The video needs a little work and that's Brad's area so I'll share it another day.
Here's a much better photo of me, far less crazy.
So after the birth they asked if I wanted to see my placenta and that's something I had really felt I missed out on with Catie so I was excited at the opportunity. I had no way of knowing that the drugs they gave me happened to give me incredible nausea and so it was barely in time that they got me a bucket to throw up in. I didn't really get to see the placenta as well as I wanted and I'm pretty sure I seemed like a pansy but it's such a small detail I'm okay with it. I spent the next 12 hours fighting the urge to throw up and itchier than I've ever been but I'm still grateful for all my drugs.
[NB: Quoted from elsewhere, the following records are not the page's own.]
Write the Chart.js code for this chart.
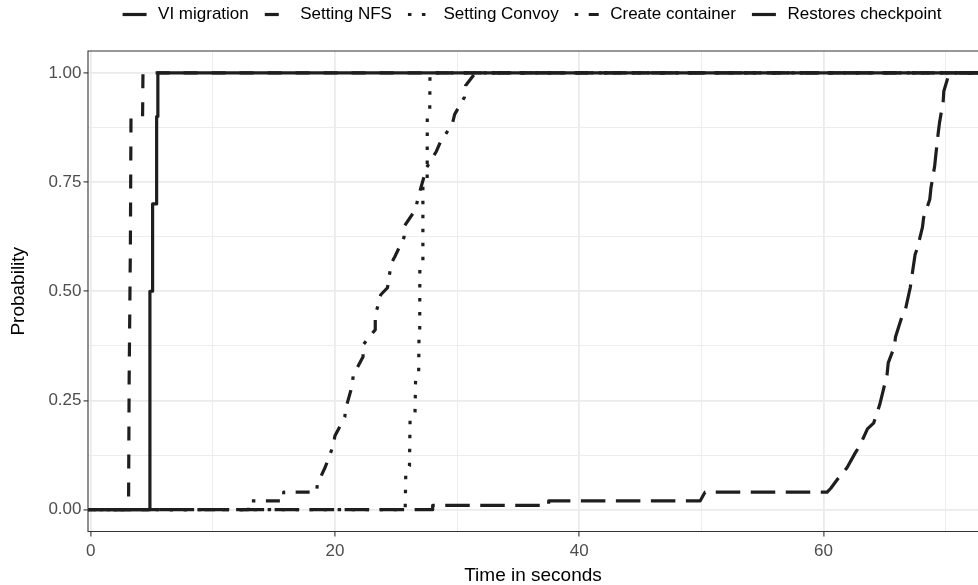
<!DOCTYPE html>
<html><head><meta charset="utf-8">
<script src="https://cdn.jsdelivr.net/npm/chart.js@4"></script>
<style>html,body{margin:0;padding:0;background:#fff;overflow:hidden}canvas{display:block}</style>
</head><body>
<canvas id="c" width="978" height="585"></canvas>
<script>
// ---- data (vertices) ----
const seriesNames = ['VI migration', 'Setting NFS', 'Setting Convoy', 'Create container', 'Restores checkpoint'];

const viX = [-5, 28.0, 28.0, 37.5, 37.5, 49.9, 50.1, 50.3, 60.3, 60.6, 61.4, 61.9, 62.6, 63.0, 63.6, 64.1, 64.6, 64.8, 65.2, 65.3, 65.8, 65.9, 66.4, 66.7, 67.1, 67.5, 67.7, 68.1, 68.2, 68.7, 68.8, 69.1, 69.2, 69.4, 69.5, 69.8, 69.85, 70.3, 100];
const viY = [0, 0, 0.01, 0.01, 0.02, 0.02, 0.03, 0.04, 0.04, 0.049, 0.079, 0.095, 0.13, 0.148, 0.185, 0.198, 0.24, 0.263, 0.308, 0.336, 0.373, 0.396, 0.44, 0.457, 0.508, 0.584, 0.60, 0.646, 0.669, 0.71, 0.737, 0.786, 0.813, 0.864, 0.886, 0.935, 0.958, 1.0, 1.0];

const nfsX = [-5, 3.1, 3.15, 3.25, 3.3, 4.25, 4.28, 100];
const nfsY = [0, 0, 0.3, 0.6, 0.9, 0.9, 1.0, 1.0];

const convoyX = [-5, 25.75, 25.8, 26.1, 26.15, 26.55, 26.6, 26.85, 26.88, 26.94, 26.95, 27.2, 27.2, 27.55, 27.56, 27.76, 27.78, 100];
const convoyY = [0, 0, 0.085, 0.1, 0.205, 0.215, 0.295, 0.305, 0.39, 0.4, 0.555, 0.565, 0.74, 0.75, 0.9, 0.91, 1.0, 1.0];

const containerX = [-5, 12.9, 12.9, 15.8, 15.8, 18.5, 18.55, 18.9, 19.2, 19.85, 20.0, 20.8, 20.9, 21.4, 21.5, 22.3, 22.3, 23.3, 23.3, 23.75, 24.3, 24.6, 24.9, 25.65, 25.7, 26.6, 26.8, 27.3, 27.5, 28.3, 28.65, 29.6, 29.8, 30.6, 30.7, 31.5, 100];
const containerY = [0, 0, 0.02, 0.02, 0.04, 0.04, 0.056, 0.079, 0.097, 0.146, 0.169, 0.212, 0.233, 0.283, 0.308, 0.35, 0.377, 0.412, 0.444, 0.492, 0.508, 0.563, 0.579, 0.623, 0.65, 0.687, 0.714, 0.763, 0.783, 0.82, 0.843, 0.882, 0.905, 0.944, 0.971, 1.0, 1.0];

const restoreX = [-5, 4.8, 4.85, 5.05, 5.07, 5.38, 5.4, 5.49, 5.5, 100];
const restoreY = [0, 0, 0.5, 0.5, 0.7, 0.7, 0.9, 0.9, 1.0, 1.0];

const xTicks = [0, 10, 20, 30, 40, 50, 60, 70];
const xTickLabels = ['0', '', '20', '', '40', '', '60', ''];
const yTicks = [0, 0.125, 0.25, 0.375, 0.5, 0.625, 0.75, 0.875, 1];
const yTickLabels = ['0.00', '', '0.25', '', '0.50', '', '0.75', '', '1.00'];

// ---- styling ----
const U = 3.5;
const dashes = [[7*U, 3*U], [4*U, 4*U], [1*U, 3*U], [1*U, 3*U, 4*U, 3*U], []];
const LINE = '#1e1e1e';
const FONT = "'Liberation Sans', Arial, Helvetica, sans-serif";
Chart.defaults.font.family = FONT;

const xs = [viX, nfsX, convoyX, containerX, restoreX];
const ys = [viY, nfsY, convoyY, containerY, restoreY];
const datasets = seriesNames.map((name, i) => ({
  label: name,
  data: xs[i].map((x, j) => ({x: x, y: ys[i][j]})),
  borderColor: LINE,
  backgroundColor: LINE,
  borderWidth: 3.2,
  borderDash: dashes[i],
  borderCapStyle: 'butt',
  borderJoinStyle: 'round',
  pointRadius: 0,
  fill: false,
  tension: 0
}));

const isMajorX = v => xTickLabels[xTicks.indexOf(v)] !== '';
const isMajorY = v => yTickLabels[yTicks.indexOf(v)] !== '';

const panelBorder = {
  id: 'panelBorder',
  afterDatasetsDraw(chart) {
    const a = chart.chartArea, ctx = chart.ctx;
    ctx.save();
    ctx.strokeStyle = '#333333';
    ctx.lineWidth = 1.1;
    ctx.setLineDash([]);
    ctx.beginPath();
    ctx.moveTo(a.right + 5, a.top);
    ctx.lineTo(a.left, a.top);
    ctx.lineTo(a.left, a.bottom);
    ctx.lineTo(a.right + 5, a.bottom);
    ctx.stroke();
    ctx.restore();
  }
};

const topLegend = {
  id: 'topLegend',
  afterDraw(chart) {
    const ctx = chart.ctx;
    const keyW = 24, gap = 11.5, spacing = 16, cy = 14;
    ctx.save();
    ctx.font = '17px ' + FONT;
    const widths = chart.data.datasets.map(d => ctx.measureText(d.label).width);
    const total = widths.reduce((s, w) => s + w + keyW + gap, 0) + spacing * (widths.length - 1);
    let x = 532 - total / 2;
    chart.data.datasets.forEach((d, i) => {
      ctx.strokeStyle = d.borderColor;
      ctx.lineWidth = d.borderWidth;
      ctx.lineCap = 'butt';
      ctx.setLineDash(d.borderDash);
      ctx.lineDashOffset = 0;
      ctx.beginPath();
      ctx.moveTo(x, cy + 0.5);
      ctx.lineTo(x + keyW, cy + 0.5);
      ctx.stroke();
      ctx.setLineDash([]);
      ctx.fillStyle = '#000';
      ctx.textBaseline = 'middle';
      ctx.textAlign = 'left';
      ctx.fillText(d.label, x + keyW + gap, cy);
      x += keyW + gap + widths[i] + spacing;
    });
    ctx.restore();
  }
};

new Chart(document.getElementById('c'), {
  type: 'line',
  data: {datasets: datasets},
  plugins: [panelBorder, topLegend],
  options: {
    responsive: false,
    animation: false,
    devicePixelRatio: 1,
    layout: {padding: {top: 51, left: 0, right: 0, bottom: 0}},
    plugins: {legend: {display: false}, tooltip: {enabled: false}},
    scales: {
      x: {
        type: 'linear',
        min: -0.22,
        max: 72.65,
        afterBuildTicks: s => { s.ticks = xTicks.map(v => ({value: v})); },
        afterFit: s => { s.height = 53.5; },
        ticks: {
          autoSkip: false, maxRotation: 0, padding: 5,
          color: '#4d4d4d', font: {size: 17},
          callback: v => xTickLabels[xTicks.indexOf(v)]
        },
        grid: {
          color: '#ebebeb',
          lineWidth: c => (c.tick && isMajorX(c.tick.value)) ? 1.8 : 0.9,
          drawTicks: true, tickLength: 5, tickWidth: 1.1,
          tickColor: c => (c.tick && isMajorX(c.tick.value)) ? '#333333' : 'rgba(0,0,0,0)'
        },
        border: {display: false},
        title: {display: true, text: 'Time in seconds', color: '#000', font: {size: 19, lineHeight: 1}, padding: {top: 0, bottom: 0}}
      },
      y: {
        type: 'linear',
        min: -0.05,
        max: 1.05,
        afterBuildTicks: s => { s.ticks = yTicks.map(v => ({value: v})); },
        afterFit: s => { s.width = 88; },
        ticks: {
          autoSkip: false, padding: 2,
          color: '#4d4d4d', font: {size: 17},
          callback: v => yTickLabels[yTicks.indexOf(v)]
        },
        grid: {
          color: '#ebebeb',
          lineWidth: c => (c.tick && isMajorY(c.tick.value)) ? 1.8 : 0.9,
          drawTicks: true, tickLength: 4.5, tickWidth: 1.1,
          tickColor: c => (c.tick && isMajorY(c.tick.value)) ? '#333333' : 'rgba(0,0,0,0)'
        },
        border: {display: false},
        title: {display: true, text: 'Probability', color: '#000', font: {size: 19, lineHeight: 1}, padding: {top: 9, bottom: 0}}
      }
    }
  }
});
</script>
</body></html>
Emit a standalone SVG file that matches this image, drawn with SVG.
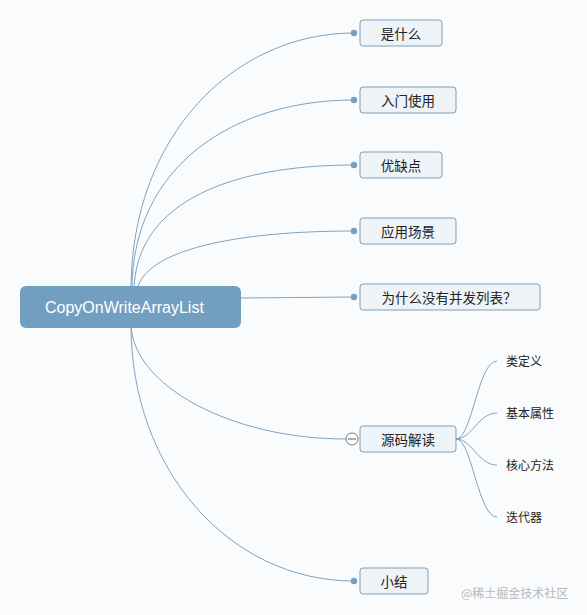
<svg xmlns="http://www.w3.org/2000/svg" width="587" height="615" viewBox="0 0 587 615">
<style>
.bg{fill:#fafbfc}
.c{fill:none;stroke:#7fa3c0;stroke-width:1}
.dot{fill:#7b9fbe}
.box{fill:#eef3f8;stroke:#7a9fbd;stroke-width:1}
.lbl{font-family:"Noto Sans CJK SC","Liberation Sans",sans-serif;font-size:13.5px;fill:#222;text-anchor:middle;dominant-baseline:central}
.sub{font-family:"Noto Sans CJK SC","Liberation Sans",sans-serif;font-size:12px;fill:#222;dominant-baseline:central}
</style>
<rect class="bg" x="0" y="0" width="587" height="615"/>
<g id="connectors">
<path class="c" d="M131,290 C131,135 235,33 354,33"/>
<path class="c" d="M132,290 C132,165 235,100 354,100"/>
<path class="c" d="M134,290 C136,200 235,165 354,165"/>
<path class="c" d="M137,290 C145,250 235,231 354,231"/>
<path class="c" d="M241,298 L354,297"/>
<path class="c" d="M131,325 C133,385 230,439 346,439"/>
<path class="c" d="M131,325 C131,470 230,581 354,581"/>
<path class="c" d="M456,439 C472,439 478,361 497,361"/>
<path class="c" d="M456,439 C472,439 478,413 497,413"/>
<path class="c" d="M456,439 C472,439 478,465 497,465"/>
<path class="c" d="M456,439 C472,439 478,517 497,517"/>
<circle class="dot" cx="354" cy="33" r="3.2"/>
<circle class="dot" cx="354" cy="100" r="3.2"/>
<circle class="dot" cx="354" cy="165" r="3.2"/>
<circle class="dot" cx="354" cy="231" r="3.2"/>
<circle class="dot" cx="354" cy="297" r="3.2"/>
<circle class="dot" cx="354" cy="581" r="3.2"/>
</g>
<g id="root">
<rect x="20" y="286" width="221" height="42" rx="6" fill="#729fbf"/>
<text x="45" y="307" font-family="Liberation Sans, Arial, sans-serif" font-size="16" fill="#fff" dominant-baseline="central">CopyOnWriteArrayList</text>
</g>
<g id="n1"><rect class="box" x="360" y="20" width="82" height="26" rx="3"/><text class="lbl" x="401" y="33">是什么</text></g>
<g id="n2"><rect class="box" x="360" y="87" width="96" height="26" rx="3"/><text class="lbl" x="408" y="100">入门使用</text></g>
<g id="n3"><rect class="box" x="360" y="152" width="82" height="26" rx="3"/><text class="lbl" x="401" y="165">优缺点</text></g>
<g id="n4"><rect class="box" x="360" y="218" width="96" height="26" rx="3"/><text class="lbl" x="408" y="231">应用场景</text></g>
<g id="n5"><rect class="box" x="360" y="284" width="180" height="26" rx="3"/><text class="lbl" x="449" y="297">为什么没有并发列表？</text></g>
<g id="n6"><rect class="box" x="360" y="426" width="96" height="26" rx="3"/><text class="lbl" x="408" y="439">源码解读</text>
<circle cx="352" cy="439" r="6" fill="#fff" stroke="#777" stroke-width="1"/><line x1="348" y1="439" x2="356" y2="439" stroke="#555" stroke-width="1"/></g>
<g id="n7"><rect class="box" x="360" y="568" width="68" height="26" rx="3"/><text class="lbl" x="394" y="581">小结</text></g>
<g id="s1"><text class="sub" x="506" y="360">类定义</text></g>
<g id="s2"><text class="sub" x="506" y="412">基本属性</text></g>
<g id="s3"><text class="sub" x="506" y="464">核心方法</text></g>
<g id="s4"><text class="sub" x="506" y="516">迭代器</text></g>
<text x="461" y="592" font-family="Noto Sans CJK SC, Liberation Sans, sans-serif" font-size="12" fill="#b4b9c0" dominant-baseline="central">@稀土掘金技术社区</text>
</svg>
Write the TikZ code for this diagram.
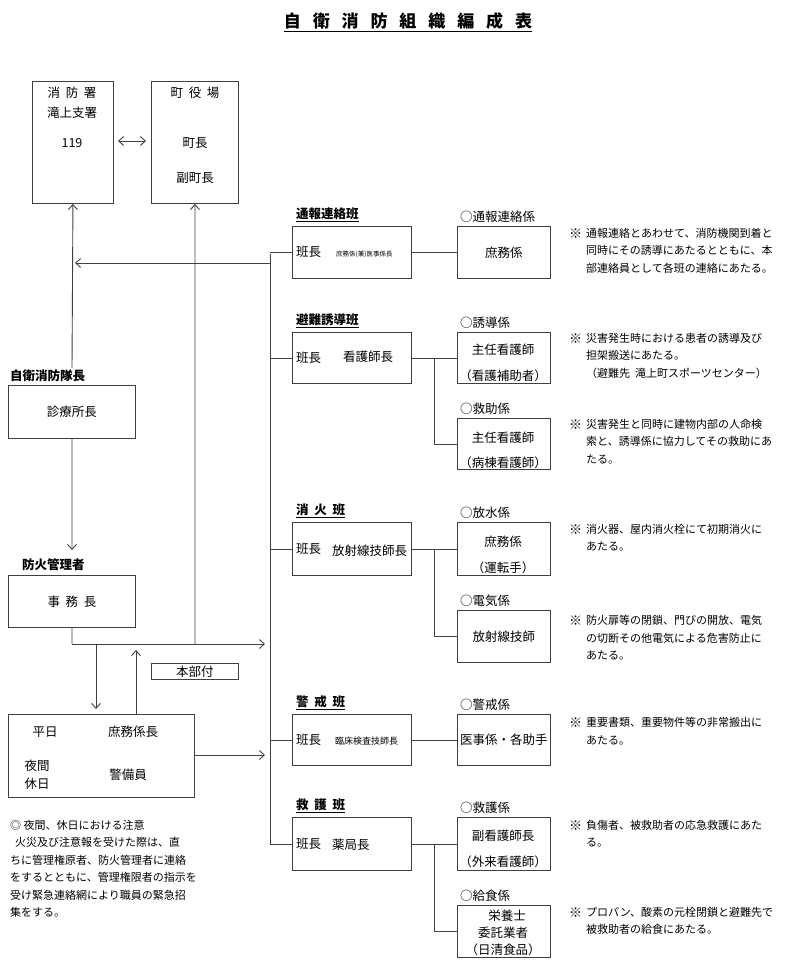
\documentclass[tikz,border=0pt]{standalone}
\usepackage{fontspec}
\setmainfont{Noto Sans CJK JP}
\usetikzlibrary{arrows.meta}
\begin{document}
\begin{tikzpicture}[x=1pt,y=-1pt,
 box/.style={draw=black!75,line width=0.9pt,rectangle,inner sep=0pt},
 t/.style={inner sep=0pt,font=\fontsize{12.5}{14}\selectfont},
 lab/.style={inner sep=0pt,font=\fontsize{12.5}{14}\selectfont\bfseries,anchor=west},
 cl/.style={inner sep=0pt,font=\fontsize{12.5}{14}\selectfont,anchor=west},
 nt/.style={inner sep=0pt,font=\fontsize{11}{17.5}\selectfont,anchor=north west,align=left},
 ln/.style={draw=black!75,line width=0.9pt},
 ar/.style={ln,-{Straight Barb[length=5pt,width=9pt]}},
 ar2/.style={ln,{Straight Barb[length=5pt,width=9pt]}-{Straight Barb[length=5pt,width=9pt]}}]
\useasboundingbox (0,0) rectangle (808,972);
\node[inner sep=0pt,font=\fontsize{17}{20}\selectfont\bfseries] (title) at (408,22) {\underline{自\hspace{0.7em}衛\hspace{0.7em}消\hspace{0.7em}防\hspace{0.7em}組\hspace{0.7em}織\hspace{0.7em}編\hspace{0.7em}成\hspace{0.7em}表}};
% top boxes
\node[box,minimum width=81,minimum height=122,anchor=north west] (fire) at (32,81) {};
\node[t] (f1) at (72,93) {消\ \ 防\ \ 署};
\node[t] (f2) at (72,113) {滝上支署};
\node[t] (f3) at (72,143) {119};
\node[box,minimum width=87,minimum height=122,anchor=north west] (town) at (151,81) {};
\node[t] (t1) at (195,93) {町\ \ 役\ \ 場};
\node[t] (t2) at (195,143) {町長};
\node[t] (t3) at (195,178) {副町長};
\draw[ar2] (118,141) -- (146,141);
% leader
\node[lab] (jl) at (10,376) {自衛消防隊長};
\node[box,minimum width=127,minimum height=53,anchor=north west] (jb) at (8,385) {};
\node[t] at (jb) {診療所長};
\node[lab] (bl) at (22,565) {防火管理者};
\node[box,minimum width=127,minimum height=52,anchor=north west] (bb) at (8,575) {};
\node[t] at (bb) {事\ \ 務\ \ 長};
\draw[ar] (72,368) -- (fire.south);
\draw[ar] (jb.south) -- (72,550);
\coordinate (bus) at (270,263);
\coordinate (j1) at (72,644);
\coordinate (j2) at (195,644);
\draw[ln] (bb.south) -- (j1);
\draw[ar] (j1) -- (265,644);
\draw[ar] (j2) -- (town.south);
\draw[ar] (bus) -- (75,263);
\node[box,minimum width=87,minimum height=16,anchor=north west,font=\fontsize{12.5}{14}\selectfont] (hb) at (151,663) {本部付};
\node[box,minimum width=186,minimum height=83,anchor=north west] (nb) at (8,714) {};
\draw[ar] (96,644) -- (96,709);
\draw[ar] (136,714) -- (136,650);
\node[t] at (45,732) {平日};
\node[t] at (133,732) {庶務係長};
\node[t] at (37,766) {夜間};
\node[t] at (37,784) {休日};
\node[t] at (128,775) {警備員};
\draw[ar] (nb.east |- 0,755) -- (265,755);
\node[nt] at (10,820) {◎\ 夜間、休日における注意\\\ \ 火災及び注意報を受けた際は、直\\ちに管理権原者、防火管理者に連絡\\をするとともに、管理権限者の指示を\\受け緊急連絡網により職員の緊急招\\集をする。};
% bus
\draw[ln] (270,254) -- (270,845);
% groups
\foreach \n/\lbl/\top/\bot in {g1/通報連絡班/226/278, g2/避難誘導班/332/383, g3/消\ \ 火\ \ 班/522/575, g4/警\ \ 戒\ \ 班/714/765, g5/救\ \ 護\ \ 班/817/870}{
  \node[box,minimum width=119,minimum height=\bot-\top,anchor=north west] (\n) at (292,\top) {};
  \node[lab] at (296,\top-11) {\underline{\lbl}};
  \node[cl] at (296,{(\top+\bot)/2}) {班長};
}
\node[cl,font=\fontsize{6.5}{8}\selectfont] at (336,254) {庶務係(兼)医事係長};
\node[cl] at (343,357) {看護師長};
\node[cl] at (332,551) {放射線技師長};
\node[cl,font=\fontsize{9}{11}\selectfont] at (335,741) {臨床検査技師長};
\node[cl] at (332,845) {薬局長};
\foreach \n in {g1,g2,g3,g4,g5}{ \draw[ln] (270,0 |- \n.west) -- (\n.west); }
% children
\foreach \n/\lbl/\top/\bot in {c1/通報連絡係/226/278, c2/誘導係/332/383, c3/救助係/418/469, c4/放水係/522/575, c5/電気係/610/662, c6/警戒係/714/765, c7/救護係/817/870, c8/給食係/905/957}{
  \node[box,minimum width=93,minimum height=\bot-\top,anchor=north west] (\n) at (457,\top) {};
  \node[cl] at (460,\top-9) {○\lbl};
}
\node[t] at (c1) {庶務係};
\node[t] at (503,350) {主任看護師};
\node[t] at (503,376) {（看護補助者）};
\node[t] at (503,438) {主任看護師};
\node[t] at (503,463) {（病棟看護師）};
\node[t] at (503,542) {庶務係};
\node[t] at (503,568) {（運転手）};
\node[t] at (c5) {放射線技師};
\node[t] at (c6) {医事係・各助手};
\node[t] at (503,836) {副看護師長};
\node[t] at (503,862) {（外来看護師）};
\node[t] at (507,916) {栄養士};
\node[t] at (503,933) {委託業者};
\node[t] at (503,950) {（日清食品）};
\draw[ln] (g1) -- (c1);
\draw[ln] (g2.east) -- (c2.west |- g2.east);
\draw[ln] (434,0 |- g2.east) |- (c3.west);
\draw[ln] (g3.east) -- (c4.west |- g3.east);
\draw[ln] (434,0 |- g3.east) |- (c5.west);
\draw[ln] (g4) -- (c6);
\draw[ln] (g5.east) -- (c7.west |- g5.east);
\draw[ln] (434,0 |- g5.east) |- (c8.west);
% notes
\foreach \y/\txt in {228/{通報連絡とあわせて、消防機関到着と\\同時にその誘導にあたるとともに、本\\部連絡員として各班の連絡にあたる。},
 333/{災害発生時における患者の誘導及び\\担架搬送にあたる。\\（避難先\ \ 滝上町スポーツセンター）},
 419/{災害発生と同時に建物内部の人命検\\索と、誘導係に協力してその救助にあ\\たる。},
 524/{消火器、屋内消火栓にて初期消火に\\あたる。},
 615/{防火扉等の閉鎖、門びの開放、電気\\の切断その他電気による危害防止に\\あたる。},
 717/{重要書類、重要物件等の非常搬出に\\あたる。},
 820/{負傷者、被救助者の応急救護にあた\\る。},
 907/{プロパン、酸素の元栓閉鎖と避難先で\\被救助者の給食にあたる。}}{
  \node[nt,font=\fontsize{13}{17.5}\selectfont] at (569,\y+1) {※};
  \node[nt] at (586,\y) {\txt};
}
\end{tikzpicture}
\end{document}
So she didn't come at all like we imagined she would, we thought she'd be born at 11:00 in the morning with very little effort and it wasn't until 2:44 on August 9 th that they finally pulled her out. She weighed 8 lbs 6 ounces and was 20 inches long. She's perfect, pudgy, adorable and didn't settle until they gave her to me (that's a way to make a new momma feel good).
We're home from the hospital and enjoying our time together. Big sister Catie has handled everything even better than I could have hoped but that's a post for another day though as I'm sure no one wants this one to be any longer.